Problem description>
Copy the data exactly from the line that contains "Output the Python" through the line that contains "from matplotlib.ticker import", keeping both end lines and leaving out everything else.

Records to use>

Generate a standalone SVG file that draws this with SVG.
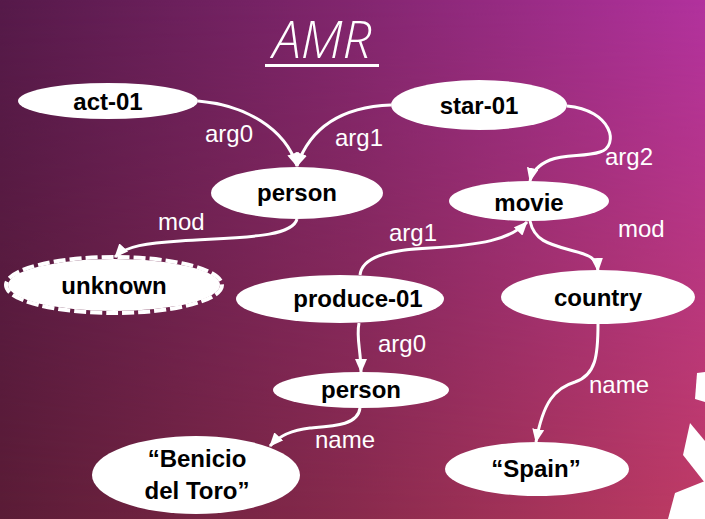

---

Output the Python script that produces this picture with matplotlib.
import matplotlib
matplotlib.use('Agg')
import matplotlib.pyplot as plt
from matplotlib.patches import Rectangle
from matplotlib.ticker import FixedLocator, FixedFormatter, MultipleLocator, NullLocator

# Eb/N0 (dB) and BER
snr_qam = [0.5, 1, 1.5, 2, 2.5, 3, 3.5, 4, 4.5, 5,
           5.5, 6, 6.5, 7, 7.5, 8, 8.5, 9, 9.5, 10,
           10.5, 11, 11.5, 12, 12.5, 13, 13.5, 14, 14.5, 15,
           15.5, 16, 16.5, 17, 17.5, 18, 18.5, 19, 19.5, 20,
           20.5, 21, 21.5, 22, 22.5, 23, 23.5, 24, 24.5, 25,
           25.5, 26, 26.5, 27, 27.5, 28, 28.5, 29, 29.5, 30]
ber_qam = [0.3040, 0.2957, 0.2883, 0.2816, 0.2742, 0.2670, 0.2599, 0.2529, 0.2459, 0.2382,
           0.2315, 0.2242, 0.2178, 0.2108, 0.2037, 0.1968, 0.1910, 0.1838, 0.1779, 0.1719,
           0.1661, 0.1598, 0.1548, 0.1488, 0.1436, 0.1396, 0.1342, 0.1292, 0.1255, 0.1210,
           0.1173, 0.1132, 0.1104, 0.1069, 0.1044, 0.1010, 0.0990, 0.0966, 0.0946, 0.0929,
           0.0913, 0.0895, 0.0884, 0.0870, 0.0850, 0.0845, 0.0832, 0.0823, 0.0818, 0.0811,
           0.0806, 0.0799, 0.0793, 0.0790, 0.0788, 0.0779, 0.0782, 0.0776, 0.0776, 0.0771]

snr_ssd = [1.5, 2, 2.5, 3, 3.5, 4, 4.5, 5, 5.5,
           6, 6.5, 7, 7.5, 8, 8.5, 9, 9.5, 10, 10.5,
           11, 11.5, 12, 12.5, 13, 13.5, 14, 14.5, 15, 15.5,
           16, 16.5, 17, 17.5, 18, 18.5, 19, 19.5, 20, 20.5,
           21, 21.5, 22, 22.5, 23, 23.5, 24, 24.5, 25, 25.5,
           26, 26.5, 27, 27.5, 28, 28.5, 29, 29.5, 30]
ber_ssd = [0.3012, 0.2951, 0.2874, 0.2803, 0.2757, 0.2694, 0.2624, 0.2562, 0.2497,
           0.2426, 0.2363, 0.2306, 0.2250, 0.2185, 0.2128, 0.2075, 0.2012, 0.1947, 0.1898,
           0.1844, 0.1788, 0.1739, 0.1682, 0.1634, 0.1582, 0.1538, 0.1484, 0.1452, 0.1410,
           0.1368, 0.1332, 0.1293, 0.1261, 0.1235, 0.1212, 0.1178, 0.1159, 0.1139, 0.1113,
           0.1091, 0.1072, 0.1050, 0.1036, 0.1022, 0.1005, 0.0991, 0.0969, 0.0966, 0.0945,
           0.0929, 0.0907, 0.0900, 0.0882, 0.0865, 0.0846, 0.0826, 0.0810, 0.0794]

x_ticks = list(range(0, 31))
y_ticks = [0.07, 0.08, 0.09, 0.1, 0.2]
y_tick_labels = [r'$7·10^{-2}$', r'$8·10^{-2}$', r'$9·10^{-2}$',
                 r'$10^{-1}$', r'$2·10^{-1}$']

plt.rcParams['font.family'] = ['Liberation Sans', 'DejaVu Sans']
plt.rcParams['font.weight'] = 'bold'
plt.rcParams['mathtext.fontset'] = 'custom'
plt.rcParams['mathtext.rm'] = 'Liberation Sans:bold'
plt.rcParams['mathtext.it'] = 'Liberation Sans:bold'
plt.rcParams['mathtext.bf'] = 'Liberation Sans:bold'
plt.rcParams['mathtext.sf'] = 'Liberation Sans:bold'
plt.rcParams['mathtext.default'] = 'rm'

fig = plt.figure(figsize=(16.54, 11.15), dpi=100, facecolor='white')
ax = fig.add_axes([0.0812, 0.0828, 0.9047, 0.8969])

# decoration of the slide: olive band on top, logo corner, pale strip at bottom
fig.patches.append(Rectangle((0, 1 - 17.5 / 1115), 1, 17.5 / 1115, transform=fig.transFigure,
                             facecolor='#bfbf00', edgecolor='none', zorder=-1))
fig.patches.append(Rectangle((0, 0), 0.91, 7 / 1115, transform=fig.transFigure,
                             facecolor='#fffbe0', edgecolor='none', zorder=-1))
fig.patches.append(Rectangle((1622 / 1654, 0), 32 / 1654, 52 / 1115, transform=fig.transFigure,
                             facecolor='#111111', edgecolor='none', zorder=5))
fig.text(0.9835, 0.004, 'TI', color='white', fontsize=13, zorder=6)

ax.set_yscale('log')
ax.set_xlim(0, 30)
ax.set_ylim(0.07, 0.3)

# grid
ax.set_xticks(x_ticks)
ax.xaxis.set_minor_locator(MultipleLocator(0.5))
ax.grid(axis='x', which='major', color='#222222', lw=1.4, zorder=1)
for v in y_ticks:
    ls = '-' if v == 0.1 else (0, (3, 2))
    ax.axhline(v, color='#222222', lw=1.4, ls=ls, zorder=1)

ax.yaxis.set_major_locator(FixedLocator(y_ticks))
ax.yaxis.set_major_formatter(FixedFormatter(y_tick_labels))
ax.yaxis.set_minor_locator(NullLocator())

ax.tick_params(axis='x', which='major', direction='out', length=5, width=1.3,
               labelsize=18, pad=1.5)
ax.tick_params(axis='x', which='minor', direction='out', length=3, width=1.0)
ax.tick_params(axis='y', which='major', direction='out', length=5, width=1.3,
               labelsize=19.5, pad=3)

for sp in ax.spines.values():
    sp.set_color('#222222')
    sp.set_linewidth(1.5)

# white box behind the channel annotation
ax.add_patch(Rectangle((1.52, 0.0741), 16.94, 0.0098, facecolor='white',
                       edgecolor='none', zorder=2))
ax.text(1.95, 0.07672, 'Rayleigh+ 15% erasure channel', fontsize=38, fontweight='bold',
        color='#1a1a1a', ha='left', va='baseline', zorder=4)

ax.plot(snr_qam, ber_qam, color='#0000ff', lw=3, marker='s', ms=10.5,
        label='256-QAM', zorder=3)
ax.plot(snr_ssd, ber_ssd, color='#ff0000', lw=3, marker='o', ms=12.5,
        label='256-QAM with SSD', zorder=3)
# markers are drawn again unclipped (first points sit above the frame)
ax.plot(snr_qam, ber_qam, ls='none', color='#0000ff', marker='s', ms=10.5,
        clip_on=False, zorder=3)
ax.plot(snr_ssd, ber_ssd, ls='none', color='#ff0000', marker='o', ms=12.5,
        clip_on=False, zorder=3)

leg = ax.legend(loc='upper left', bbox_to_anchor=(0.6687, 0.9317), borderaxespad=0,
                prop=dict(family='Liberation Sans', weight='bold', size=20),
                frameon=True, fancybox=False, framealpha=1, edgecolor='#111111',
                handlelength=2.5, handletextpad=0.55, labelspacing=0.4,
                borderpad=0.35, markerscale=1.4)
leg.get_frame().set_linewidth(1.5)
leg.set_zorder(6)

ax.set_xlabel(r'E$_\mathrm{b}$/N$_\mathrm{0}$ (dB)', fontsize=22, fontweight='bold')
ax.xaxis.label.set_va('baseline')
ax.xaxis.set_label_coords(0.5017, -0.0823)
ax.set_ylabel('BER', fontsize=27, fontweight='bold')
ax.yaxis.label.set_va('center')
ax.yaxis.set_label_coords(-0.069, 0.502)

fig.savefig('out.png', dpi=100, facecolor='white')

Solution for this problem>
Output the Python script that produces this picture with matplotlib.
import matplotlib
matplotlib.use('Agg')
import matplotlib.pyplot as plt
from matplotlib.patches import Rectangle
from matplotlib.ticker import FixedLocator, FixedFormatter, MultipleLocator, NullLocator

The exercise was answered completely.